Even the Hon’ble Supreme Court in the case of Alom Extrusions Ltd. (supra) has clearly discussed the provisions of section 36(1)(va) and held as under:
“In view of the second proviso, which stood on the statute book at the relevant time, each of such assessee(s) would not be entitled to deduction under section 43B of the Act for all times. They would lose the benefit of deduction even in the year of account in which they pay the contributions to the welfare funds, whereas a defaulter, who fails to pay the contribution to the welfare fund right up to April 1, 2004, and who pays the contribution after April 1, 2004, would get the benefit of deduction under section 43B of the Act. In our view, therefore, the Finance Act, 2003, to the extent indicated above, should be read as retrospective. It would, therefore, operate from April 1, 1988, when the first proviso was introduced. It is true that Parliament has explicitly stated that the Finance Act, 2003, will operate with effect from April 1, 2004. However, the matter before us involves the principle of construction to be placed on the provisions of the Finance Act, 2003.”

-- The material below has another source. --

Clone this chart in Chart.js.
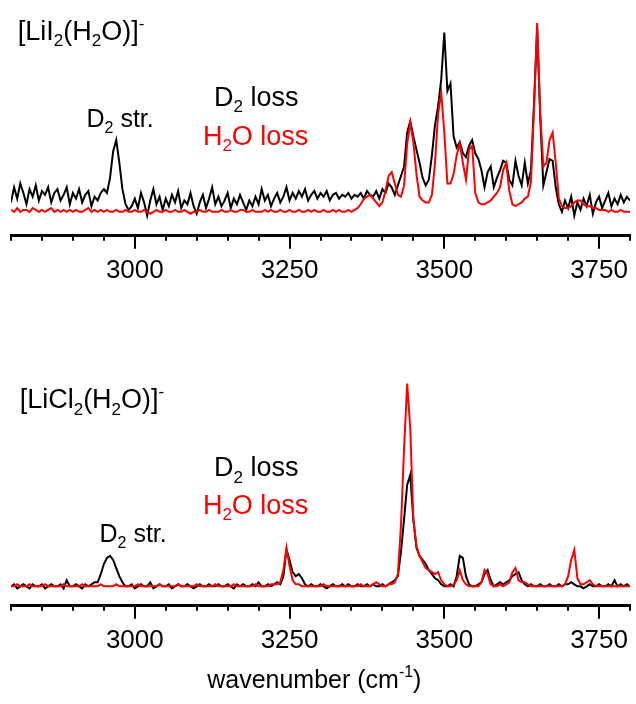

7. In view of the above decisions of Hon’ble Apex Court in the case of Alom Extrusions Ltd. (supra), Vinay Cement (supra) and the decisions of Hon’ble Delhi High Court and Karnataka High Court, we allow the claim of the assessee and uphold the order of CIT(A) deleting the dis allowance made on account of payment made for employees’ contribution to ESI and PF. This issue of the revenue’s appeal is dismissed.
8. In the result, the revenue appeal is dismissed.
9. Order is pronounced in the open court.